Source code of charts:
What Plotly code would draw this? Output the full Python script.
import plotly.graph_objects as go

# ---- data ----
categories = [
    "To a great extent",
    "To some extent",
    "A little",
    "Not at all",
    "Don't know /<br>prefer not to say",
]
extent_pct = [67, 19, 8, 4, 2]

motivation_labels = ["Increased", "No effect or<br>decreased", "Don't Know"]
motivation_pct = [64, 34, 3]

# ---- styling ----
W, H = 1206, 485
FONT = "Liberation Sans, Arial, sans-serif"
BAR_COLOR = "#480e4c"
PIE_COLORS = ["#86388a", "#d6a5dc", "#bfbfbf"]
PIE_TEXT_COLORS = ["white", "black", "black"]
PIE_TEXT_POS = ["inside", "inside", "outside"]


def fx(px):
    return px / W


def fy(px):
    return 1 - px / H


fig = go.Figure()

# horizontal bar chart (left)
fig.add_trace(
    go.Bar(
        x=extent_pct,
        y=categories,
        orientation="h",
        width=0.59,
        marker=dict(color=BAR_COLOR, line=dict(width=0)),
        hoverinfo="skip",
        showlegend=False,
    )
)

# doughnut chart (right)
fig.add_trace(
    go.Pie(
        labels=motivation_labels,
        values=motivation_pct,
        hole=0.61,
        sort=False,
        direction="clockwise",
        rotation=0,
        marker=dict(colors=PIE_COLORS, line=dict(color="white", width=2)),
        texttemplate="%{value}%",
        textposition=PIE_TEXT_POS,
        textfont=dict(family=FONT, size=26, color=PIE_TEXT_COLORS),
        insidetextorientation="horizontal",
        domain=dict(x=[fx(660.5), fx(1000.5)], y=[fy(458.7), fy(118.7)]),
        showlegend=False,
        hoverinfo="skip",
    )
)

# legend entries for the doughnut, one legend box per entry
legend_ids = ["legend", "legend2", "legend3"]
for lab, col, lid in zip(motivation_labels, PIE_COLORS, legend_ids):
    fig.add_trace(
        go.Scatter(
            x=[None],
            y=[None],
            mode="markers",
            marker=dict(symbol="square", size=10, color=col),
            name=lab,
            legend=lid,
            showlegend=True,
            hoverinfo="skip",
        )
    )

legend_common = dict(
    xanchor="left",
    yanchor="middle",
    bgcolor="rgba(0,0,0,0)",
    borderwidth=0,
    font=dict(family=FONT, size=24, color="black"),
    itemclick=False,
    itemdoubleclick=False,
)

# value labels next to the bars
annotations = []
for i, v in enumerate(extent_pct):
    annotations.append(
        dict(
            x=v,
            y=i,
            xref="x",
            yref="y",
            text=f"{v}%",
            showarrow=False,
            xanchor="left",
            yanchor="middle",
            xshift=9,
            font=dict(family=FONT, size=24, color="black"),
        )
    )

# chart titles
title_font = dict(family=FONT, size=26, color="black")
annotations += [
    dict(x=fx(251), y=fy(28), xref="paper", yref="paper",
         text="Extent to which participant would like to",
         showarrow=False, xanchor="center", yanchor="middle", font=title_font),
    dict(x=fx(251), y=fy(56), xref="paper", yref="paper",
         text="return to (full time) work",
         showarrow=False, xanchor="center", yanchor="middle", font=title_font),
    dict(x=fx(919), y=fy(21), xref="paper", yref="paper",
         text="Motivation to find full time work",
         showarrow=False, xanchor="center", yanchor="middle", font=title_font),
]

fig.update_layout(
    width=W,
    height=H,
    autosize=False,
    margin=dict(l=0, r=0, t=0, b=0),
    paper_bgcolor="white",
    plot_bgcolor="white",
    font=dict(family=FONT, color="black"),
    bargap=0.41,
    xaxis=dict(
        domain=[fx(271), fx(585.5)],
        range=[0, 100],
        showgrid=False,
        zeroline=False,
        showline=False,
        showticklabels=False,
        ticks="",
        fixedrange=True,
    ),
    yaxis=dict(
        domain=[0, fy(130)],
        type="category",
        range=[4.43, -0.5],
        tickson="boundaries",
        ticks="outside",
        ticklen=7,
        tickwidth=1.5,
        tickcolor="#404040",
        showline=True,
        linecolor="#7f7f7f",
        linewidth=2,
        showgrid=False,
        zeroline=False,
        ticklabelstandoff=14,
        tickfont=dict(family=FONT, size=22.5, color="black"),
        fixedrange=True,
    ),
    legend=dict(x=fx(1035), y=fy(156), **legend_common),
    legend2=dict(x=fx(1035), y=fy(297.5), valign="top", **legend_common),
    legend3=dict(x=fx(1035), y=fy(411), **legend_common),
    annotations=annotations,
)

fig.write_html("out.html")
--
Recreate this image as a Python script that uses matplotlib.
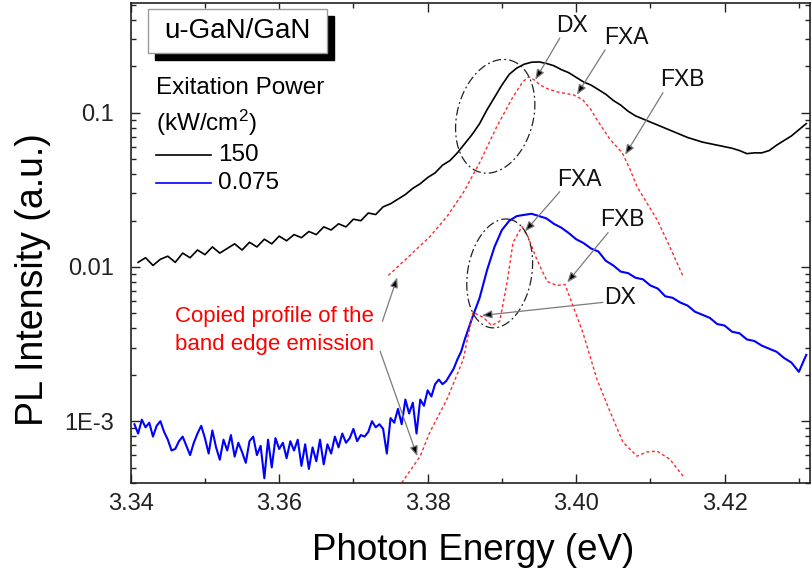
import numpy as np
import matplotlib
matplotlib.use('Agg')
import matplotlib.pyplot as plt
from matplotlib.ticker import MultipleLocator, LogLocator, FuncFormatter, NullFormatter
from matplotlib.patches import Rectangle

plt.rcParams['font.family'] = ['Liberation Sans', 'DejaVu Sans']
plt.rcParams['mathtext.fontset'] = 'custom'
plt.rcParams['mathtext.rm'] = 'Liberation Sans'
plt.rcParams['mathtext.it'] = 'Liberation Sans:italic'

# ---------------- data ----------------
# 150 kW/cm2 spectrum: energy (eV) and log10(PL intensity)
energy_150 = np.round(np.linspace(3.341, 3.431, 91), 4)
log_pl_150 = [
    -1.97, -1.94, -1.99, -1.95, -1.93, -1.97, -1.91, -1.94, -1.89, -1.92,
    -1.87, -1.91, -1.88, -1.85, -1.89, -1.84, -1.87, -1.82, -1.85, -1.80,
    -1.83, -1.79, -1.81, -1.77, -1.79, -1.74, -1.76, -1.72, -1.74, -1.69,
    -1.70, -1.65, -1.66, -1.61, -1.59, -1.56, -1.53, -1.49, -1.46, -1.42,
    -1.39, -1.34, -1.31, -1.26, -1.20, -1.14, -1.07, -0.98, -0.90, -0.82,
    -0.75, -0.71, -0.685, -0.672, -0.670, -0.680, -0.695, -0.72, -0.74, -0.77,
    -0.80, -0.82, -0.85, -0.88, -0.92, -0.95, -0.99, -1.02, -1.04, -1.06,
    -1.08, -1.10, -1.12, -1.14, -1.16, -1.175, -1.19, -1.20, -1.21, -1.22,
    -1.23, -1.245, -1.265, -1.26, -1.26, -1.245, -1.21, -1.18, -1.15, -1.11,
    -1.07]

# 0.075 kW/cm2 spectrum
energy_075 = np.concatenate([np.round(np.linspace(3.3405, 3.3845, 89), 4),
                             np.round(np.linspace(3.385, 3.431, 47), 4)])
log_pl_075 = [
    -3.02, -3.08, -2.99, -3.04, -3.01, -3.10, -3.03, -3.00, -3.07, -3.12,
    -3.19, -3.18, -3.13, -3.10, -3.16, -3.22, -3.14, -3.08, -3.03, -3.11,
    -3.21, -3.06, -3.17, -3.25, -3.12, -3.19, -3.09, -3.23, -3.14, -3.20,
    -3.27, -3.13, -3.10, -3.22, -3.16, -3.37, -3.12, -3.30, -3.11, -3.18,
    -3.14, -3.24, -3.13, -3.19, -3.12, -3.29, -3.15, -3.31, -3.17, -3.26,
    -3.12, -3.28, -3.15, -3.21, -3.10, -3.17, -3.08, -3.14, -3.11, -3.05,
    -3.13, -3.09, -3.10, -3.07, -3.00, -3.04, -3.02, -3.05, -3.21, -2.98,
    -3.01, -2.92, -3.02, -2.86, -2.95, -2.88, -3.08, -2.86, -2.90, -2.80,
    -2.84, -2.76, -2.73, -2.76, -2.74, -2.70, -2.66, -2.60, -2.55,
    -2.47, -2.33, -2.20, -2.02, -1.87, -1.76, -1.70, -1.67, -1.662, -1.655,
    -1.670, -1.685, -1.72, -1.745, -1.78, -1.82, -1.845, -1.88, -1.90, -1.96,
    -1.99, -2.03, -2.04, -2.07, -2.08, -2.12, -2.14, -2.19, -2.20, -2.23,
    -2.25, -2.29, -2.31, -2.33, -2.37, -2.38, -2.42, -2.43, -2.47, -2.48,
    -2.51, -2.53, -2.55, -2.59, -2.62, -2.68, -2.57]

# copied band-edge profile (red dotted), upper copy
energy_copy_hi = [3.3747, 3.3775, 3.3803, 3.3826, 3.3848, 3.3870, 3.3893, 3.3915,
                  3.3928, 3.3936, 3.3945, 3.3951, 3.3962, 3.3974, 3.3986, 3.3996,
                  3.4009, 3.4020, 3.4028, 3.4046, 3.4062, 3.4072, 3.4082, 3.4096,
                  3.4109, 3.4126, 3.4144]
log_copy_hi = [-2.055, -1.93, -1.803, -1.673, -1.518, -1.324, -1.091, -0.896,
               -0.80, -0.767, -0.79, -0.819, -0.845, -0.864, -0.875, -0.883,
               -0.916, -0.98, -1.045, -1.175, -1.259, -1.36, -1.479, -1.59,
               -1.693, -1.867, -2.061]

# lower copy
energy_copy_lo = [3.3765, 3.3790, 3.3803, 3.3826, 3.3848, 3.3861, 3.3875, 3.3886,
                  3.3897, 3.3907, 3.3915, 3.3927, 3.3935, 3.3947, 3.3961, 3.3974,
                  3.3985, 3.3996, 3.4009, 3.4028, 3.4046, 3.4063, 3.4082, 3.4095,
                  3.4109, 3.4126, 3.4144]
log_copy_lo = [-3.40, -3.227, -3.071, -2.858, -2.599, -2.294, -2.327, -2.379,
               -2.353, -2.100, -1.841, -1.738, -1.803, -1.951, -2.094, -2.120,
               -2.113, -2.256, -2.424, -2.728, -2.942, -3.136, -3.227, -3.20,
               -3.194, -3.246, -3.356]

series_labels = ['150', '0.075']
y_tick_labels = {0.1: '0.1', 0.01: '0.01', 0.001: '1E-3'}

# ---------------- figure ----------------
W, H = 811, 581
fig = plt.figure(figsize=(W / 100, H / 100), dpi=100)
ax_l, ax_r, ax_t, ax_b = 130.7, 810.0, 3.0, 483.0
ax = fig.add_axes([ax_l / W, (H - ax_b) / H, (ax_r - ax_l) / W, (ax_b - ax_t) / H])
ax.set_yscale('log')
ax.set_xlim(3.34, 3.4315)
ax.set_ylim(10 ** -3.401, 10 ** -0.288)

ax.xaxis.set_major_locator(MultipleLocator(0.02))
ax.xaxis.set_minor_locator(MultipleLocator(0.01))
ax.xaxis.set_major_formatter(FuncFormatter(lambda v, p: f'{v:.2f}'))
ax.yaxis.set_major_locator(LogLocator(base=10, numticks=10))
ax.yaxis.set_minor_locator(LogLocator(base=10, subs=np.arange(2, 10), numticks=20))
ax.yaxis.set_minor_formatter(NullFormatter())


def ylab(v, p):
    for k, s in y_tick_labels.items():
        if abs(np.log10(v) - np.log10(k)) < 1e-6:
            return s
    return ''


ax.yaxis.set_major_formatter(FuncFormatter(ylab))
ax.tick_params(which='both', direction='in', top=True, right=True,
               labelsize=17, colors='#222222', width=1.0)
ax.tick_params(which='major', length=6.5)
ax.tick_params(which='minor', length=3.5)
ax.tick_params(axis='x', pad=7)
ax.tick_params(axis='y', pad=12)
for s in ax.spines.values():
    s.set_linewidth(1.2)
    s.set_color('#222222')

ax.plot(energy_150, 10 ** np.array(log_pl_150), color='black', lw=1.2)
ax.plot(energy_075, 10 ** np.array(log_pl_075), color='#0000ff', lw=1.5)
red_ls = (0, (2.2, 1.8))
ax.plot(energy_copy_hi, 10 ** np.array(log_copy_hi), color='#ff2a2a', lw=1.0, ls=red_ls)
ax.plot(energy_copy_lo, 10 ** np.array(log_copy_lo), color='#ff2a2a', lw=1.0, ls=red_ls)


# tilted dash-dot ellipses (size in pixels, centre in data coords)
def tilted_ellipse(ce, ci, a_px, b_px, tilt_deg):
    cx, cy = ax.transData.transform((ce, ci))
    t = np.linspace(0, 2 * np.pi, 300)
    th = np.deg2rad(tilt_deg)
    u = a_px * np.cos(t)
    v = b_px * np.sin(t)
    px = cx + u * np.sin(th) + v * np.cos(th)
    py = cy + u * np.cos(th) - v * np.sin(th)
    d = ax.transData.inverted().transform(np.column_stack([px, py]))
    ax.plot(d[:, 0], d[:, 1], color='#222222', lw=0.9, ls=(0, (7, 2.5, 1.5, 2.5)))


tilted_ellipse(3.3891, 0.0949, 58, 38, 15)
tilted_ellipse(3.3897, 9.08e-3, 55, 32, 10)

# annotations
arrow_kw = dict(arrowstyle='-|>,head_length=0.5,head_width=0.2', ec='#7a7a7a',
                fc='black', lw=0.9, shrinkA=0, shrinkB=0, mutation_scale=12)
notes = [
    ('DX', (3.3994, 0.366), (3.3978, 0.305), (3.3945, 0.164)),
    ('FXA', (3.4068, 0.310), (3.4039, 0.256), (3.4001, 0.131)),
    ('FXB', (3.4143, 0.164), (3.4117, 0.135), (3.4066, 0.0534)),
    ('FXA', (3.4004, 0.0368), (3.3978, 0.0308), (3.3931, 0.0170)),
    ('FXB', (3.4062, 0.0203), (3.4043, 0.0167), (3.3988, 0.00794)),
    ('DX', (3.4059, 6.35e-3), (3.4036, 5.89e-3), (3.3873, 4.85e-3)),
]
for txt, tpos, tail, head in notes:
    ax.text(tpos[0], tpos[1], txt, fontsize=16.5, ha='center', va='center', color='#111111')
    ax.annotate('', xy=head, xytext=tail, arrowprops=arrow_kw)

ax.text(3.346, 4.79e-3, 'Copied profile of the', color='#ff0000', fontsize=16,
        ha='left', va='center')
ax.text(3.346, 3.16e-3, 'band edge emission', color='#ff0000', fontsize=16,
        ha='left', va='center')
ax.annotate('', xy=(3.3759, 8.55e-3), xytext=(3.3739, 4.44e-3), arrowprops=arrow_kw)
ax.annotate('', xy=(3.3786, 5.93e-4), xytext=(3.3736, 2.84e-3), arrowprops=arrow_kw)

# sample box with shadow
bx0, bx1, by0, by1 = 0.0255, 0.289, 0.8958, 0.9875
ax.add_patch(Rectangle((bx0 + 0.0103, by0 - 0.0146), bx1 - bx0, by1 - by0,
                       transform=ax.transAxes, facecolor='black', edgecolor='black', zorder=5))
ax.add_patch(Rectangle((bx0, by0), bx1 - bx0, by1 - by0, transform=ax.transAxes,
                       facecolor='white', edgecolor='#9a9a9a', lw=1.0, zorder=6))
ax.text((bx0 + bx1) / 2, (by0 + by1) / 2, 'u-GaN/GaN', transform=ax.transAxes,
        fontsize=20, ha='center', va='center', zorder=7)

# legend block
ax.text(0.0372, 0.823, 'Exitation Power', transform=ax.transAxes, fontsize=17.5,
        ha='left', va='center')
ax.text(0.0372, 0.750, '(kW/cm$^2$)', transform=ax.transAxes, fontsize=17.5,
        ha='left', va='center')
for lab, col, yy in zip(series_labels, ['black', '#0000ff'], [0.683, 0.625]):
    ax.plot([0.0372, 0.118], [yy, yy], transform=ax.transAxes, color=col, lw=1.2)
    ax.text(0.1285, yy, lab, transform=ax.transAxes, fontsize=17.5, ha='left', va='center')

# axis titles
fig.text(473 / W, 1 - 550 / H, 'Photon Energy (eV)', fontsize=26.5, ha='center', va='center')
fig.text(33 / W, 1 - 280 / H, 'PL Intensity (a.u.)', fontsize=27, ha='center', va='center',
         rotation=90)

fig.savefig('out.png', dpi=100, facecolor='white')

> **DIRECTIONS FOR THIS TASK**:
Within the listing above, extract exactly the lines that run from the one containing "Recreate this image" through the one containing "from matplotlib.patches import Rectangle", excluding any pictures.

> **CORRECT ANSWER**:
Recreate this image as a Python script that uses matplotlib.
import numpy as np
import matplotlib
matplotlib.use('Agg')
import matplotlib.pyplot as plt
from matplotlib.ticker import MultipleLocator, LogLocator, FuncFormatter, NullFormatter
from matplotlib.patches import Rectangle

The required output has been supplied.